An 18-year-old girl from Kukawa, a Borno town 112 miles from Maiduguri, the state capital, said that a member of Civilian Joint Task Force – a self-defense vigilante group working with government forces in their fight against Boko Haram – initially gave her privileges, including passes that allowed her to leave the camp, but then raped her:
The man started with preaching, telling me to be a good Muslim girl and not to join bad groups in the camp. He then sent his mother to propose to me, which convinced me that he was serious. He allowed me to go outside the camp when necessary. When he asked me to visit his newly allocated room in the camp, I didn’t see any reason not to go because I felt safe with him. He gave me a bottle of Zobo [locally brewed non-alcoholic drink] and I immediately felt dizzy and slept off.
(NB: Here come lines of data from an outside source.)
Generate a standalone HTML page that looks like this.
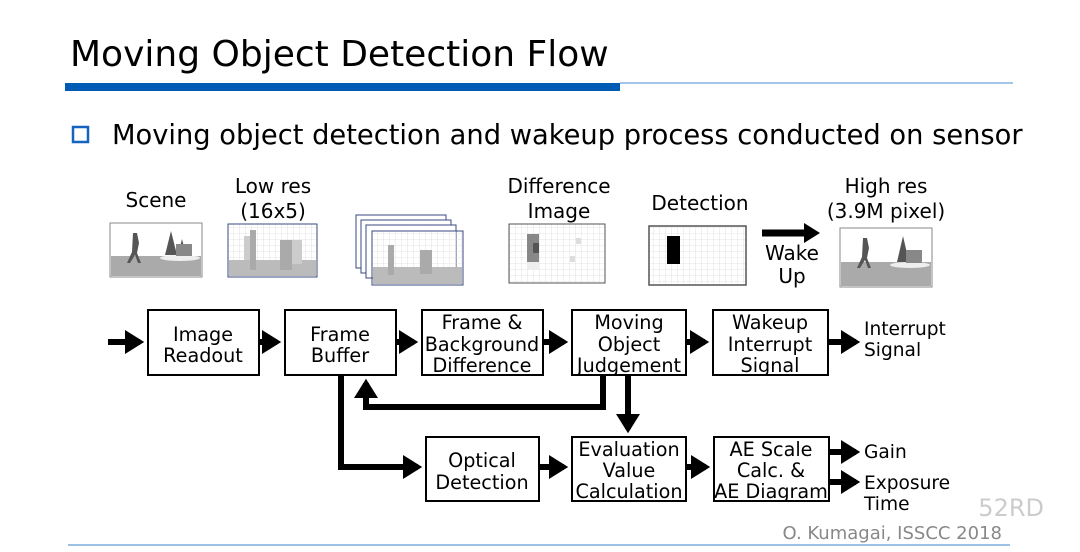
<!DOCTYPE html>
<html><head><meta charset="utf-8"><style>
html,body{margin:0;padding:0;background:#fff;}
svg{display:block;font-family:"DejaVu Sans","Liberation Sans",sans-serif;}
</style></head><body>
<svg width="1080" height="552" viewBox="0 0 1080 552" xmlns="http://www.w3.org/2000/svg">
<defs>
<pattern id="g" width="6" height="6" patternUnits="userSpaceOnUse"><path d="M6 0V6H0" fill="none" stroke="#ddd" stroke-width="0.8"/></pattern>
<marker id="ah" markerWidth="4" markerHeight="4" refX="2.5" refY="2" orient="auto" markerUnits="strokeWidth"><path d="M0,0 L3.2,2 L0,4 Z" fill="#000"/></marker>
</defs>
<!-- title -->
<text x="70" y="66" font-size="36" fill="#000">Moving Object Detection Flow</text>
<rect x="65" y="83" width="555" height="8" fill="#005bb5"/>
<line x1="620" y1="83" x2="1013" y2="83" stroke="#4a8ad0" stroke-width="1"/>
<rect x="73" y="127" width="15" height="15" fill="none" stroke="#1565c0" stroke-width="2.5"/>
<text x="112" y="144" font-size="27.3" fill="#000">Moving object detection and wakeup process conducted on sensor</text>

<!-- image labels -->
<g font-size="20" text-anchor="middle" fill="#000">
<text x="156" y="207">Scene</text>
<text x="273" y="193">Low res</text>
<text x="273" y="218">(16x5)</text>
<text x="559" y="193">Difference</text>
<text x="559" y="218">Image</text>
<text x="700" y="210">Detection</text>
<text x="886" y="193">High res</text>
<text x="886" y="218">(3.9M pixel)</text>
<text x="792" y="260">Wake</text>
<text x="792" y="283">Up</text>
</g>

<!-- scene -->
<g>
<rect x="110" y="223" width="92" height="54" fill="#fff" stroke="#888"/>
<rect x="111" y="256" width="90" height="20" fill="#aaa"/>
<path d="M133 233 l4 0 l2 10 l-2 10 l4 10 l-3 0 l-3-8 l-5 8 l-3 0 l5-11 z" fill="#555"/>
<path d="M165 255 l6-24 l6 24z M178 255 l4-16 l4 16z" fill="#555"/>
<ellipse cx="180" cy="258" rx="20" ry="3" fill="#eee"/>
<rect x="176" y="244" width="16" height="12" fill="#888"/>
</g>
<!-- low res -->
<g>
<rect x="228" y="224" width="89" height="53" fill="url(#g)" stroke="#3a4a80"/>
<rect x="229" y="260" width="87" height="16" fill="#bbb"/>
<rect x="244" y="236" width="6" height="24" fill="#ccc"/><rect x="250" y="230" width="6" height="40" fill="#aaa"/>
<rect x="280" y="240" width="12" height="30" fill="#aaa"/><rect x="292" y="240" width="10" height="24" fill="#ccc"/>
</g>
<!-- stack -->
<g stroke="#3a4a80" fill="#fff">
<rect x="356" y="215" width="90" height="53"/>
<rect x="361" y="220" width="90" height="53"/>
<rect x="366" y="225" width="90" height="53"/>
<rect x="372" y="231" width="91" height="54" fill="url(#g)"/>
</g>
<rect x="373" y="267" width="89" height="17" fill="#bbb"/>
<rect x="388" y="245" width="6" height="30" fill="#aaa"/><rect x="420" y="250" width="12" height="24" fill="#aaa"/>
<!-- difference -->
<g>
<rect x="509" y="224" width="96" height="59" fill="url(#g)" stroke="#555"/>
<rect x="527" y="234" width="12" height="28" fill="#888"/><rect x="533" y="243" width="6" height="10" fill="#555"/>
<rect x="527" y="262" width="12" height="8" fill="#eee"/>
<rect x="576" y="238" width="5" height="6" fill="#ddd"/><rect x="570" y="256" width="5" height="6" fill="#ddd"/>
</g>
<!-- detection -->
<g>
<rect x="649" y="226" width="97" height="59" fill="url(#g)" stroke="#555" stroke-width="1.5"/>
<rect x="667" y="236" width="13" height="28" fill="#000"/>
</g>
<!-- wake arrow -->
<line x1="762" y1="233" x2="806" y2="233" stroke="#000" stroke-width="7"/>
<path d="M804 223 L820 233 L804 243Z" fill="#000"/>
<!-- high res -->
<g>
<rect x="840" y="228" width="92" height="59" fill="#fff" stroke="#888"/>
<rect x="841" y="262" width="90" height="24" fill="#aaa"/>
<path d="M863 238 l4 0 l2 10 l-2 10 l4 10 l-3 0 l-3-8 l-5 8 l-3 0 l5-11 z" fill="#555"/>
<path d="M897 262 l6-26 l6 26z" fill="#555"/>
<ellipse cx="910" cy="265" rx="20" ry="3" fill="#eee"/>
<rect x="906" y="250" width="16" height="13" fill="#888"/>
</g>

<!-- boxes -->
<g fill="#fff" stroke="#000" stroke-width="2">
<rect x="148" y="310" width="111" height="65"/>
<rect x="285" y="310" width="111" height="65"/>
<rect x="422" y="310" width="121" height="65"/>
<rect x="572" y="310" width="114" height="65"/>
<rect x="713" y="310" width="115" height="65"/>
<rect x="426" y="437" width="113" height="64"/>
<rect x="572" y="437" width="114" height="64"/>
<rect x="714" y="437" width="115" height="64"/>
</g>
<g font-size="19.2" text-anchor="middle" fill="#000">
<text x="203" y="341">Image</text><text x="203" y="362">Readout</text>
<text x="340" y="341">Frame</text><text x="340" y="362">Buffer</text>
<text x="482" y="329">Frame &amp;</text><text x="482" y="351">Background</text><text x="482" y="372">Difference</text>
<text x="629" y="329">Moving</text><text x="629" y="351">Object</text><text x="629" y="372">Judgement</text>
<text x="770" y="329">Wakeup</text><text x="770" y="351">Interrupt</text><text x="770" y="372">Signal</text>
<text x="482" y="467">Optical</text><text x="482" y="489">Detection</text>
<text x="629" y="456">Evaluation</text><text x="629" y="477">Value</text><text x="629" y="498">Calculation</text>
<text x="771" y="456">AE Scale</text><text x="771" y="477">Calc. &amp;</text><text x="771" y="498">AE Diagram</text>
</g>
<g font-size="18.6" fill="#000">
<text x="864" y="335">Interrupt</text><text x="864" y="356">Signal</text>
<text x="864" y="458">Gain</text>
<text x="864" y="489">Exposure</text><text x="864" y="510">Time</text>
</g>

<!-- connectors -->
<g stroke="#000" stroke-width="6" fill="none" marker-end="url(#ah)">
<line x1="108" y1="342" x2="140" y2="342"/>
<line x1="259" y1="342" x2="277" y2="342"/>
<line x1="396" y1="342" x2="414" y2="342"/>
<line x1="543" y1="342" x2="564" y2="342"/>
<line x1="686" y1="342" x2="705" y2="342"/>
<line x1="828" y1="342" x2="856" y2="342"/>
<polyline points="603,375 603,407 366,407 366,383"/>
<line x1="628" y1="375" x2="628" y2="429"/>
<polyline points="341,375 341,467 418,467"/>
<line x1="539" y1="467" x2="564" y2="467"/>
<line x1="686" y1="467" x2="706" y2="467"/>
<line x1="829" y1="452" x2="856" y2="452"/>
<line x1="829" y1="482" x2="856" y2="482"/>
</g>

<!-- footer -->
<text x="1044" y="516" font-size="24" fill="#ccc" text-anchor="end">52RD</text>
<text x="1002" y="539" font-size="18" fill="#888" text-anchor="end">O. Kumagai, ISSCC 2018</text>
<line x1="68" y1="545" x2="1010" y2="545" stroke="#9cc0e6" stroke-width="2"/>
</svg>
</body></html>
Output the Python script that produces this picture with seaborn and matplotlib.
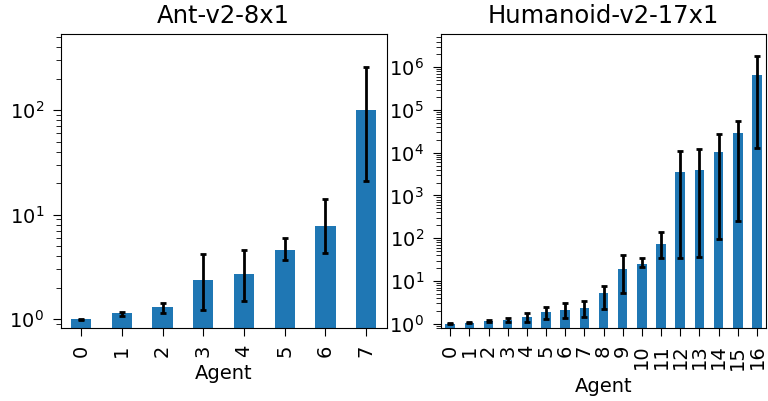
import numpy as np
import pandas as pd
import matplotlib
matplotlib.use("Agg")
import matplotlib.pyplot as plt
import seaborn as sns

plt.rcParams['font.family'] = ['DejaVu Sans']
plt.rcParams['font.size'] = 14

# Ant-v2-8x1
ant_agents = [str(i) for i in range(8)]
ant_mean = [0.99, 1.13, 1.29, 2.35, 2.68, 4.56, 7.74, 101.6]
ant_low = [0.97, 1.07, 1.15, 1.21, 1.49, 3.68, 4.26, 20.9]
ant_high = [1.01, 1.18, 1.41, 4.24, 4.59, 6.03, 14.1, 257]

# Humanoid-v2-17x1
hum_agents = [str(i) for i in range(17)]
hum_mean = [0.99, 1.04, 1.16, 1.22, 1.43, 1.87, 2.08, 2.32, 5.2, 18.8, 24.6,
            72, 3620, 4040, 10600, 29400, 662000]
hum_low = [0.97, 1.01, 1.10, 1.08, 1.08, 1.29, 1.36, 1.46, 2.2, 5.28, 20.6,
           34, 34, 37, 96, 248, 13100]
hum_high = [1.01, 1.07, 1.22, 1.36, 1.75, 2.49, 3.09, 3.44, 7.57, 41.4, 34,
            143, 10800, 12500, 27900, 55000, 1860000]

panels = [
    ("Ant-v2-8x1", ant_agents, ant_mean, ant_low, ant_high, (0.82, 537)),
    ("Humanoid-v2-17x1", hum_agents, hum_mean, hum_low, hum_high, (0.79, 5.97e6)),
]

fig, axes = plt.subplots(1, 2, figsize=(7.68, 4.01), dpi=100)
fig.subplots_adjust(left=0.079, right=0.998, bottom=0.182, top=0.915, wspace=0.166)

for ax, (title, agents, mean, low, high, ylim) in zip(axes, panels):
    df = pd.DataFrame({"Agent": agents, "value": mean})
    sns.barplot(data=df, x="Agent", y="value", color="#1f77b4", saturation=1,
                width=0.5, errorbar=None, ax=ax)
    mean = np.array(mean)
    yerr = [mean - np.array(low), np.array(high) - mean]
    ax.errorbar(np.arange(len(agents)), mean, yerr=yerr, fmt='none',
                ecolor='black', elinewidth=2, capsize=2, capthick=2)
    ax.set_yscale('log')
    ax.set_ylim(*ylim)
    ax.set_xlim(-0.5, len(agents) - 0.5)
    ax.set_title(title, fontsize=17.5, pad=8)
    ax.set_ylabel("")
    ax.set_xlabel("Agent", fontsize=14, labelpad=5)
    ax.tick_params(axis='both', which='major', labelsize=14, length=6, pad=6)
    ax.tick_params(axis='both', which='minor', length=3.5)
    ax.tick_params(axis='x', labelrotation=90)

fig.savefig("out.png", dpi=100)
I don’t know what happened thereafter but when I woke up he was gone and I was in pain and felt wet between my legs. For three days I could not walk properly. Some weeks later I fell very ill, and was told at the hospital that I was pregnant. Then everyone turned away from me: He refused to help me, and my step-mother who I lived with in camp pushed me out, saying I was a disgrace. I reported [him] to the police in camp several times but they have not done anything to him because they work together. Whenever I see him, I wish something terrible will happen to him. It is because of him that I have lost everything. I don’t even think the baby will last because she is always crying and I can’t cope. I pray that God will forgive me for neglecting the baby but I am helpless.